In their mediation efforts, American and European officials have taken a largely neutral position, much to the chagrin of the opposition, which has been strongly lobbying their Western allies to take a stronger line on their claims that the election was rigged. In December, a segment on the opposition-friendly TV network Mtavari Arkhi attacked U.S. ambassador Kelly Degnan (along with other Western envoys in Tbilisi, though she got the worst of it) for allegedly appeasing Ivanishvili and Georgian Dream.
As German analyst Stefan Meister put it in a recent analysis: “On the one hand Western partners are asked for support in the current political crisis, while on the other hand they are accused of being partisan if one's own interests in power are disadvantaged.

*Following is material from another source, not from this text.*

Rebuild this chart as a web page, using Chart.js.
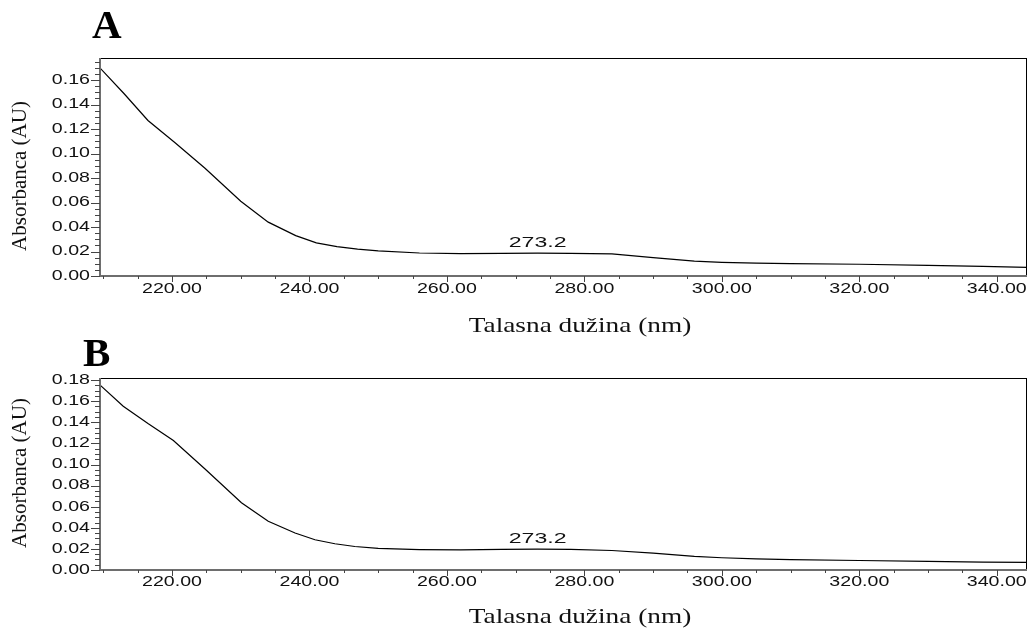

EU and US representatives have thus become part of the spiral of escalation in Georgia without being able to resolve it.”
So what might Russia really be trying to do here?
The statement may have more to do with Naryshkin’s own political ambitions than with Georgia, said Mark Galeotti, a senior associate fellow at the Royal United Services Institute and an analyst of Russian intelligence. Naryshkin “has of late been adopting a much higher profile, which I suspect is a sign of having ambitions to move to a more central political role,” Galeotti told Eurasianet. “Part of that process is burnishing his hawkish credentials, and I think this certainly is the case here. I think it is really intended for domestic political consumption rather than to be taken seriously as a statement on Georgia as such.”
Other analysts drew attention to the SVR’s pointed reference to sovereignty. “The example of Georgia is a vivid illustration of how the ambitions of certain national elites to seek Washington’s sponsorship for solving its own problems quickly turns into a loss of sovereignty and the ability to carry out an independent policy both externally and in its own country,” the statement concluded.
The notion of “sovereignty” is a sensitive one in Georgia, said Kornely Kakachia, the head of the Tbilisi-based think tank Georgian Institute of Politics. “The calculation probably is, knowing how much Georgians care about sovereignty, to strengthen skepticism of U.S. policy, depicting Georgia as a vassal state of the U.S.,” Kakachia told Eurasianet.
While Georgian Dream has carried out the same pro-Western foreign policy as its predecessors, who now form the current opposition, it is less ideologically devoted to that position. Moscow may be hoping to weaken the devotion to Euro-Atlantic integration among Georgian Dream’s voters, many of whom are socially conservative, Kakachia said. “If the UNM manages to marginalize Georgian Dream at some point and they [Georgian Dream] don’t get backing from the West, which is what happened when UNM lost elections [in 2012], then Georgian Dream and its followers, at least some of them, may think the unthinkable,” he said. “In Georgian politics it is only one step from love to hatred.”